#HowTo: Strengthen Supply Chain Security

As demonstrated by the recent ransomware cybersecurity attacks, everyone suffers when a supply chain is compromised: buyers, suppliers and users. The pace and magnitude of these and other attacks are increasing. It is clear that supply chain security needs strong oversight and control to ensure security.

Unfortunately, supply chain security spans a wide range of risks — from physical threats to cyber-attacks, including mitigating risks that come with dozens (if not hundreds) of industry partnerships. To effectively approach supply chain security, it will take a multifaceted, coordinated and holistic approach.

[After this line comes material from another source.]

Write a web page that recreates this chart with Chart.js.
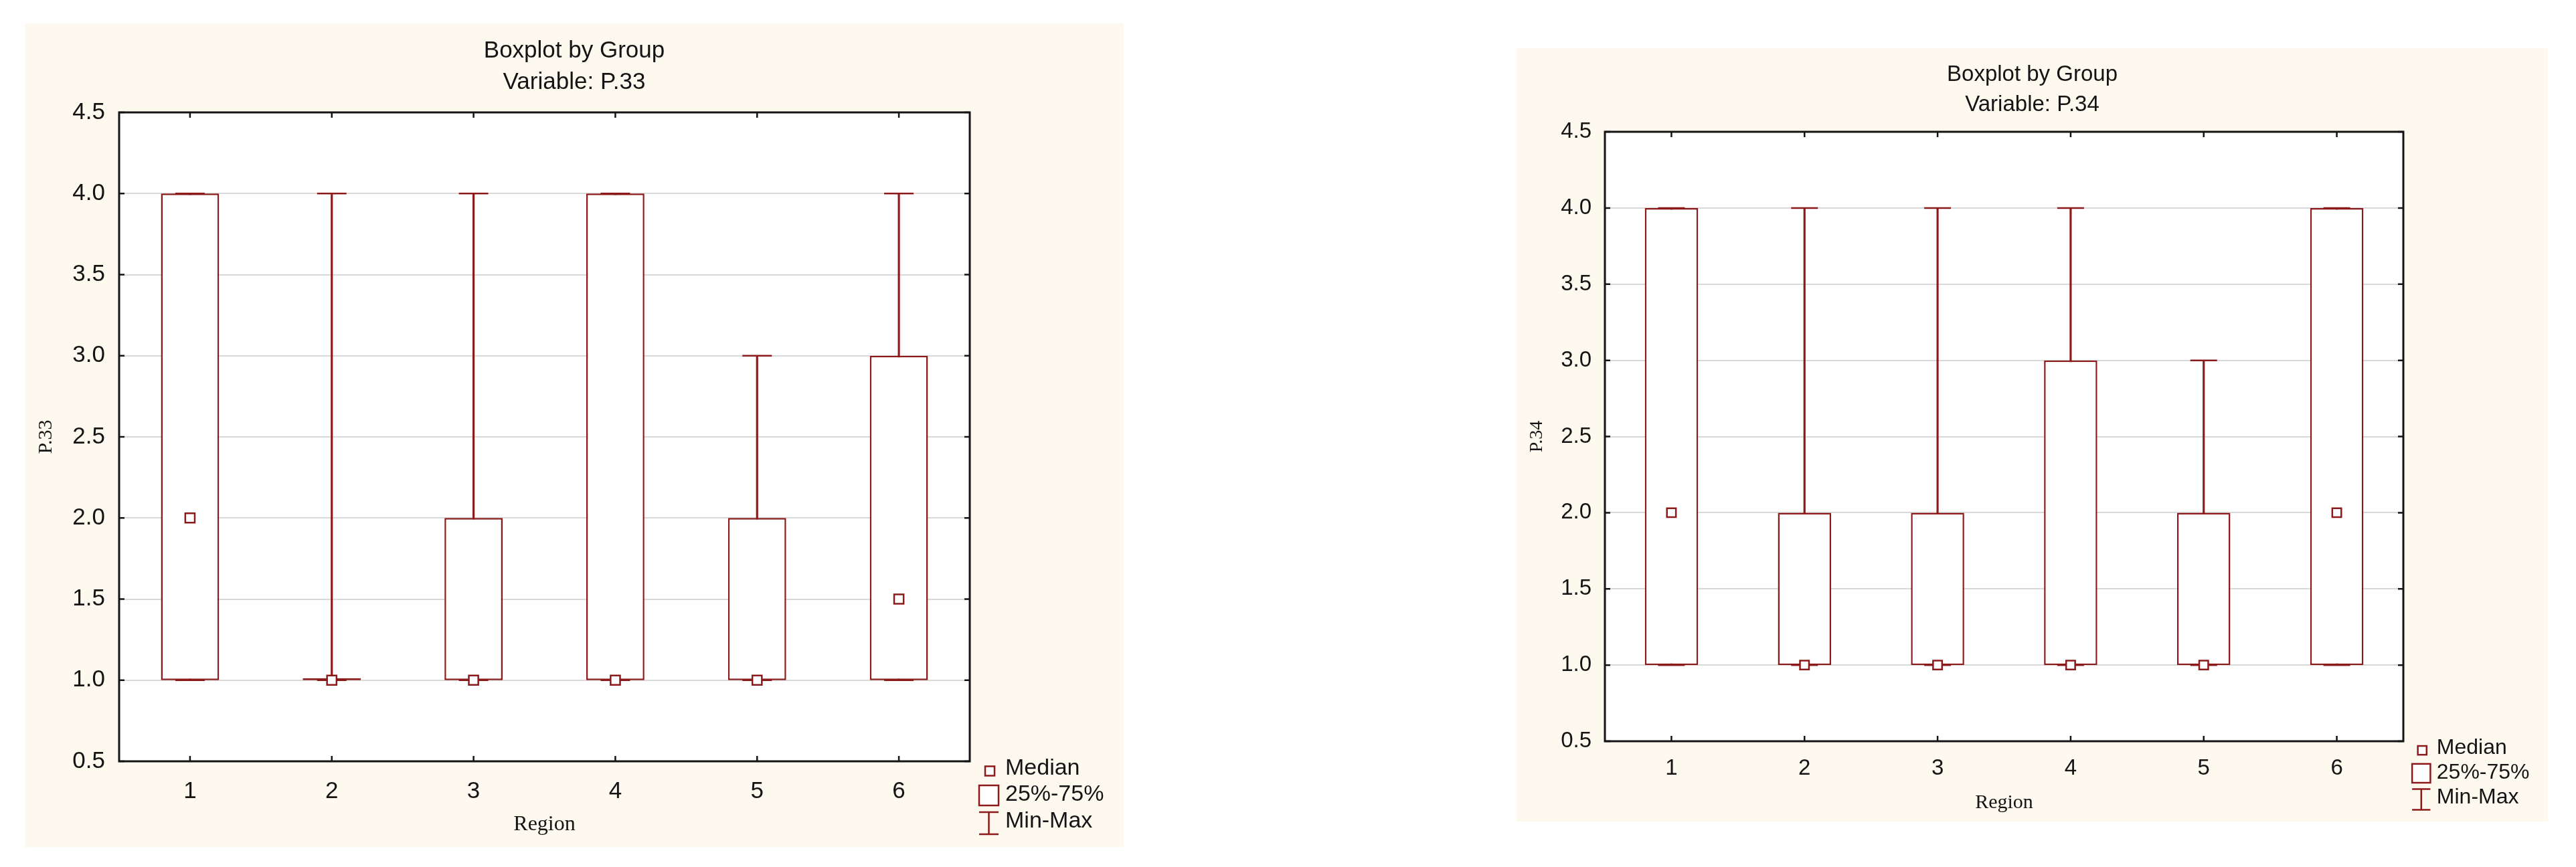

Mitigating supply chain risk is growing increasingly difficult. As organizations scale, so too does the opportunity for risk. Supply chain security must also balance large and complex global networks alongside staff and budget constraints, not to mention unforeseen disruptions. At the same time, there is an overarching demand — from governments, customers and employees — for increased transparency and visibility into the supply chain. Each of these touchpoints increases the opportunity for risk and must be assessed, managed or mitigated.

A recent study found that only 10% of supply chain professionals feel highly prepared for future disruption, making most organizations unprepared for whatever change comes next. As organizations look to handle the consequences of recent supply chain security incidents, they must focus on what can be done ahead of time to assess risk and minimize potential disruption and prepare for the inevitable disruption — unknown or unforeseen. Here are a few ways organizations can strengthen their approach to supply chain security for the future.

Evaluate Your Supply Chain Bill of Material

This may seem obvious, but understanding your supply chain security depends on a strong understanding of what makes up the supply chain and data supply chain. Many programs have a hard time understanding the provider and the actual software bill of material, cloud providers and other downstream providers (4th parties) that are being used in the delivery of products and services. This could increase the total number of assets significantly and needs to be accounted for in your program.

Recognize and Prepare for Vulnerabilities

Every good plan begins with an assessment of the policies and procedures already in place. When assessing supply chain risk and compliance, organizations need to evaluate what they can control and what they cannot, including third-party risk, data privacy and regulatory gaps. In addition, firms should work to identify potential security concerns by conducting vulnerability scans of technology policies and training procedures. Developing security threat recognition capabilities and preparing incident response plans should an attack occur are critical to supply chain security.

Assess Third-Party Risk

Supply chains are complex webs of business networks that allow the exchange of goods and data between organizations and open up each of those organizations to additional risk. As organizations scale, they need to expand vendor risk management to include security and enable the assessment and monitoring of risk throughout the relationship lifecycle.

Increase Data Visibility to Mitigate Risk

It is crucial that organizations have guardrails in place that allow them to decide who to share data with and what each permissioned party can see. Organizations should centralize workflows and data across the entire organization to increase end-to-end performance reporting, thereby increasing data visibility and transparency across the supply chain and ultimately decreasing the amount of risk.

Digitize and Automate Processes

Today’s organizations have moved far beyond manual methods to track and secure data, and there is no time to waste on potential human error. Digitization of essential manual processes is key, and enabling automation across complex workflows can help streamline supply chain security. Most manual processes tend not to be agile, and when disruption occurs, the ability to quickly adapt and make changes can make all the difference. Modernizing even a single unique process in your supply chain can be a competitive advantage.

Embrace Agile Technologies

Supply chains are under immense pressure to deliver quality at speed. By embracing agile technologies like no-code and automating workflows, organizations can unite data across the entire supply chain for faster, more informed decision-making. Implementing no-code technology also enables organizations to tap into existing staff or resources for increased ability to react quickly when disruption occurs.

Today’s supply chains face several risks, some demonstrated by recent incidents, others still lurking beneath the surface. To be prepared for potential future disruptions, organizations need to assess current supply chain policies and procedures and update programs to include a holistic focus on security. This will help to proactively prepare for disruption and be better equipped to react when the inevitable disruption occurs.